* Begin *
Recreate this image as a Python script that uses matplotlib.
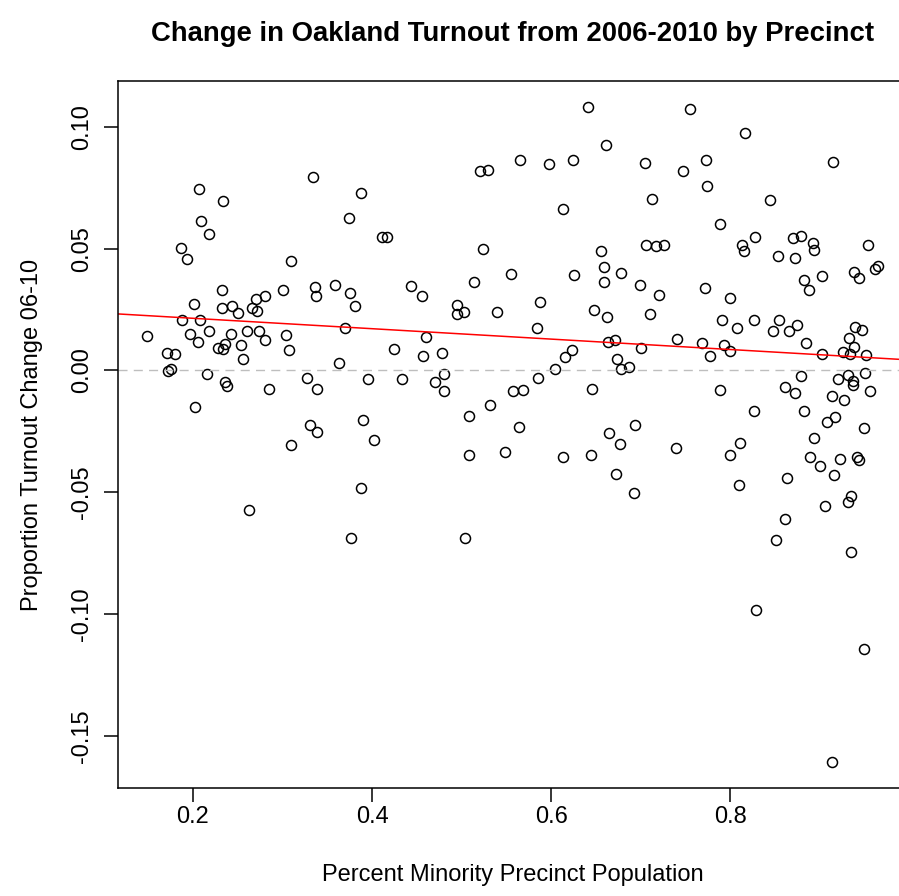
import numpy as np
import matplotlib
matplotlib.use("Agg")
import matplotlib.pyplot as plt

plt.rcParams['font.family'] = ['Liberation Sans', 'DejaVu Sans']

# percent minority population of each precinct
pct_minority = [
    0.334, 0.207, 0.234, 0.209, 0.218, 0.187, 0.193, 0.309, 0.232, 0.301, 0.336,
    0.337, 0.281, 0.270, 0.201, 0.232, 0.244, 0.250, 0.266, 0.271, 0.188, 0.208,
    0.149, 0.197, 0.218, 0.242, 0.260, 0.274, 0.304, 0.206, 0.171, 0.180, 0.228,
    0.234, 0.236, 0.254, 0.281, 0.256, 0.307, 0.172, 0.176, 0.216, 0.236, 0.238,
    0.285, 0.327, 0.338, 0.202, 0.331, 0.338, 0.310, 0.263,
    0.520, 0.529, 0.388, 0.374, 0.411, 0.417, 0.524, 0.555, 0.514, 0.359, 0.375,
    0.443, 0.456, 0.381, 0.495, 0.495, 0.503, 0.540, 0.370,
    0.460, 0.424, 0.457, 0.478, 0.363, 0.480, 0.395, 0.434, 0.470, 0.480, 0.557,
    0.532, 0.508, 0.390, 0.402, 0.564, 0.508, 0.548, 0.388, 0.377, 0.504,
    0.641, 0.755, 0.661, 0.565, 0.598, 0.624, 0.705, 0.773, 0.747, 0.774, 0.713,
    0.613, 0.789, 0.706, 0.717, 0.726, 0.656, 0.659, 0.678, 0.626, 0.659, 0.699,
    0.720, 0.772, 0.588, 0.648, 0.662, 0.710, 0.584,
    0.664, 0.671, 0.740, 0.768, 0.623, 0.615, 0.700, 0.674, 0.777, 0.604, 0.678,
    0.687, 0.585, 0.569, 0.646, 0.788, 0.694, 0.665, 0.677, 0.739, 0.613, 0.645,
    0.672, 0.693,
    0.816, 0.915, 0.844, 0.828, 0.813, 0.815, 0.870, 0.879, 0.892, 0.893, 0.954,
    0.853, 0.872, 0.938, 0.944, 0.961, 0.965, 0.882, 0.902, 0.888, 0.800, 0.791,
    0.808, 0.826, 0.854, 0.874, 0.848, 0.865, 0.939, 0.947,
    0.933, 0.885, 0.938, 0.793, 0.800, 0.902, 0.926, 0.934, 0.951, 0.879, 0.950,
    0.920, 0.931, 0.937, 0.937, 0.861, 0.872, 0.913, 0.927, 0.956, 0.826, 0.882,
    0.908, 0.917, 0.949, 0.893, 0.811, 0.800, 0.889, 0.900, 0.923, 0.941, 0.944,
    0.916, 0.810, 0.863, 0.935, 0.931, 0.906, 0.861, 0.851, 0.935,
    0.829, 0.949, 0.914,
]

# change in turnout proportion 2006 -> 2010
turnout_change = [
    0.0796, 0.0745, 0.0695, 0.0613, 0.0562, 0.0501, 0.0457, 0.0450, 0.0331, 0.0331, 0.0343,
    0.0306, 0.0306, 0.0293, 0.0273, 0.0257, 0.0263, 0.0235, 0.0255, 0.0246, 0.0209, 0.0209,
    0.0141, 0.0149, 0.0163, 0.0149, 0.0161, 0.0161, 0.0147, 0.0116, 0.0070, 0.0067, 0.0094,
    0.0090, 0.0108, 0.0105, 0.0126, 0.0049, 0.0083, -0.0002, 0.0007, -0.0016, -0.0049, -0.0063,
    -0.0077, -0.0032, -0.0077, -0.0149, -0.0225, -0.0252, -0.0308, -0.0573,
    0.0818, 0.0825, 0.0729, 0.0626, 0.0548, 0.0548, 0.0497, 0.0394, 0.0365, 0.0351, 0.0317,
    0.0346, 0.0304, 0.0265, 0.0269, 0.0231, 0.0238, 0.0242, 0.0174,
    0.0137, 0.0090, 0.0059, 0.0072, 0.0030, -0.0015, -0.0036, -0.0034, -0.0048, -0.0086, -0.0086,
    -0.0140, -0.0186, -0.0204, -0.0287, -0.0234, -0.0349, -0.0335, -0.0484, -0.0686, -0.0686,
    0.1081, 0.1073, 0.0925, 0.0865, 0.0846, 0.0863, 0.0851, 0.0865, 0.0821, 0.0758, 0.0702,
    0.0661, 0.0603, 0.0516, 0.0510, 0.0514, 0.0489, 0.0423, 0.0401, 0.0391, 0.0362, 0.0351,
    0.0308, 0.0339, 0.0283, 0.0250, 0.0220, 0.0230, 0.0174,
    0.0116, 0.0124, 0.0128, 0.0113, 0.0083, 0.0056, 0.0093, 0.0045, 0.0059, 0.0008, 0.0005,
    0.0016, -0.0030, -0.0081, -0.0077, -0.0081, -0.0226, -0.0256, -0.0304, -0.0318, -0.0356, -0.0346,
    -0.0427, -0.0502,
    0.0974, 0.0855, 0.0698, 0.0547, 0.0516, 0.0490, 0.0543, 0.0551, 0.0523, 0.0493, 0.0517,
    0.0469, 0.0462, 0.0404, 0.0380, 0.0415, 0.0428, 0.0372, 0.0387, 0.0330, 0.0298, 0.0209,
    0.0174, 0.0209, 0.0209, 0.0186, 0.0161, 0.0161, 0.0178, 0.0165,
    0.0135, 0.0113, 0.0097, 0.0103, 0.0079, 0.0066, 0.0075, 0.0067, 0.0063, -0.0022, -0.0010,
    -0.0036, -0.0018, -0.0044, -0.0060, -0.0067, -0.0093, -0.0106, -0.0122, -0.0086, -0.0167, -0.0167,
    -0.0213, -0.0193, -0.0237, -0.0277, -0.0296, -0.0349, -0.0355, -0.0393, -0.0365, -0.0355, -0.0368,
    -0.0429, -0.0472, -0.0442, -0.0516, -0.0541, -0.0556, -0.0610, -0.0695, -0.0747,
    -0.0984, -0.1144, -0.1607,
]

x_ticks = [0.2, 0.4, 0.6, 0.8]
y_ticks = [-0.15, -0.10, -0.05, 0.00, 0.05, 0.10]

x = np.array(pct_minority)
y = np.array(turnout_change)

fig = plt.figure(figsize=(8.99, 8.96), dpi=100)
# axes runs a bit past the right edge, like the cropped original
ax = fig.add_axes([118 / 899, 108 / 896, 0.878, 707 / 896])

ax.plot(x, y, 'o', mfc='none', mec='black', ms=7.2, mew=1.1, linestyle='none')

# regression line (lm fit)
slope, intercept = np.polyfit(x, y, 1)
xs = np.array([0.0, 1.2])
ax.plot(xs, intercept + slope * xs, color='#ff0000', lw=1.1)

ax.axhline(0, color='#bebebe', lw=1.0, linestyle=(0, (6.5, 4.5)))

# R style 4% padding
xpad = 0.04 * (x.max() - x.min())
ypad = 0.04 * (y.max() - y.min())
ax.set_xlim(x.min() - xpad, x.max() + xpad)
ax.set_ylim(y.min() - ypad, y.max() + ypad)

ax.set_xticks(x_ticks)
ax.set_xticklabels([f"{v:.1f}" for v in x_ticks])
ax.set_yticks(y_ticks)
ax.set_yticklabels([f"{v:.2f}" for v in y_ticks], rotation=90, va='center')

ax.tick_params(axis='both', direction='out', length=10, width=1.1, labelsize=17, color='black')
ax.tick_params(axis='x', pad=3)
ax.tick_params(axis='y', pad=8)
for s in ax.spines.values():
    s.set_linewidth(1.1)

ax.set_xlabel("Percent Minority Precinct Population", fontsize=17)
ax.xaxis.set_label_coords(0.5, -0.123)
ax.xaxis.label.set_va('center')
ax.set_ylabel("Proportion Turnout Change 06-10", fontsize=17)
ax.yaxis.set_label_coords(-0.109, 0.5)
ax.yaxis.label.set_va('center')

ax.text(0.5, 1.066, "Change in Oakland Turnout from 2006-2010 by Precinct",
        transform=ax.transAxes, ha='center', va='center', fontsize=19.8, fontweight='bold')

fig.savefig("out.png", dpi=100)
* End *
» **SHORT EXERCISE**:
Go from the first line of the listing to the line holding "plt.rcParams['font.family'] = ['Liberation" and, please, transcribe those lines exactly, both included, with no pictures.

» **ANSWER TO THE TASK**:
Recreate this image as a Python script that uses matplotlib.
import numpy as np
import matplotlib
matplotlib.use("Agg")
import matplotlib.pyplot as plt

plt.rcParams['font.family'] = ['Liberation Sans', 'DejaVu Sans']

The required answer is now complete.